Papes Archery which is a wholesaler carries the metal cables to make what ever size you need.....see if one of your local archery dealers will let you look at thier catalog.....

You'll need the cables (and what size the 1/16 or 5/64) you'' also need a crimper to crimp the swedges...

in the 2005-2006 papes catalog they are on page 195......under Martin cables sets and PSE full length cables.

Hope that helps....


----------



## sammyg (Jul 29, 2006)

Thanks for the info. I didn't know if anyone still made them anymore, I'll check with Pape's. I used to be one of their customers when Freddie Pape sold archery products retail out of his dad's hardware store.

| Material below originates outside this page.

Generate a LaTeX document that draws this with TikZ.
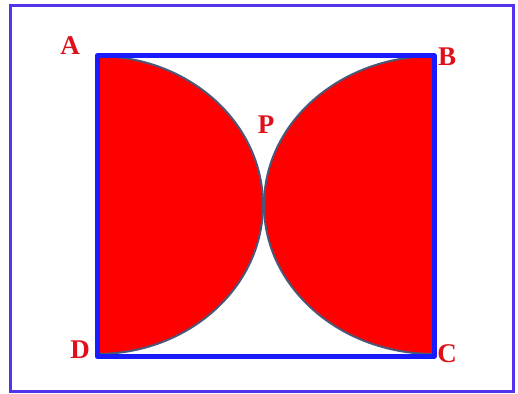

I didn't even think about trying to get the cables from them.


----------



## Scablands (Jul 31, 2006)

I have a set of Martin cables new in the package in my basement. 79.5" long to the base of the teardrop. Probably 1/6" with two sweges also in pack.


----------



## AllenRead (Jan 12, 2004)

They are listed in the Lancaster Archery Supply catalog.


----------



## SLash (Apr 2, 2005)

*Custom Made Cables .......*

Mike Kottkamp, owner of Mike's Archery in Irvington Illinois still has the equipment and knowledge to make cable sets.

Back in the day Mike made cable sets and custom strings for many top Professionals.

1-618-249-6641 Give him a call, he is located just south of Centraila Illinois.

SLash


----------